FALAFEL AND TENUR The Middle Eastern goodness of Tandoor. |
As you may remember, we went to war with Iraq in the name of freedom. So it is appropriate that Tandoor Bread Bakery, the terrific Iraqi bakery and restaurant, is tucked behind a Forest Avenue shop that sells bongs and body jewelry. Those wares are pretty representative of our typical American uses of freedom — escapism and self-adornment. But around the corner at Tandoor, they have different habits: freedom as an opportunity for cheerful dedication to work at something you love. You see it on the wall, in photos of the proprietors as proud parents at their son's graduation. But more importantly, you hear it and smell it in the air.
Each time baker Audai Naser starts a new round of the house's specialty flatbread, called tenur, it makes a distinctive pattern of noise in an unchanging rhythm: clang clang, pat pat pat pat pat, plop. That last sound is the freshly flattened round of dough smacking against the hot wall of the tandoor oven — a sort of big clay pot set into the stove top. He really cranks them out — for retail sale, for other businesses, and for the dishes on Tandoor's own menu. Naser rarely stops, tossing round after round on a table to cool. While he works he banters with Arabic-speaking regulars. If it's slow and you are waiting for your order, he will hand you one right from the oven, to savor while you wait. "One for you!" he says.

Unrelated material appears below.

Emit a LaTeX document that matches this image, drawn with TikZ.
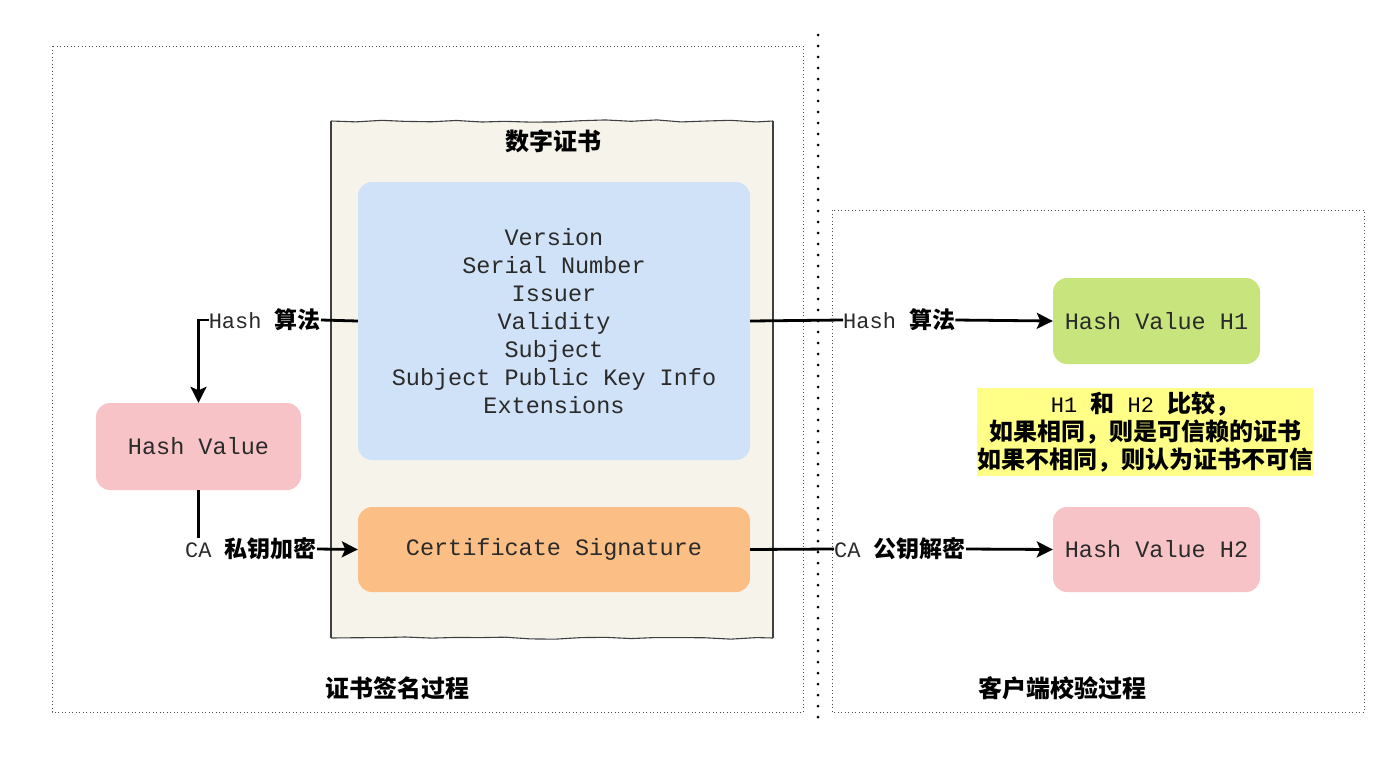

It is terrific bread — soft but chewy with a paper-thin layer of crispness, airy yet substantial. It forms the centerpiece of a menu that focuses on doing a few things very well. One is shawarma. Portland suffered from a lack of shawarma for so long that many people believed that vertical rotation of meat was illegal here in Maine. Maybe this is one of the regulations LePage has rolled back? The beef version is a simple classic — the bread barely smeared with tahini and hummus, and stuffed with big chunks of tender meat, dark lettuce, tomato, and onion. The chicken shawarma has more complex seasonings, with the onions diced more finely, plenty of garlic, and a hint of something yogurty. A kabob sandwich fills the bread with dark patties of generously herbed ground beef.
Tandoor's falafel can be ordered as a meal that comes with a big serving of foule (as it appears on the Tandoor menu; it is often spelled "ful") — a traditional dish in which fava beans and onions roast overnight in clay bowls over a dying fire. The result is a mushy delight — the long simmer brings out the deep earthiness of the beans, offset by the sweetness of the onion. Scooped up in the tenur bread, the foule might be the best thing at Tandoor. The falafel itself is super crunchy, with that distinct sharp flavor and almost metallic aroma of seared cumin and coriander. The chickpea innards are soft and green with herbs. The meal comes with a mango-based sauce called amba, which is more sour and bitter than sweet. It's unusual and pretty terrific — like the fruit had been pickled in the style of Japanese umeboshi plums.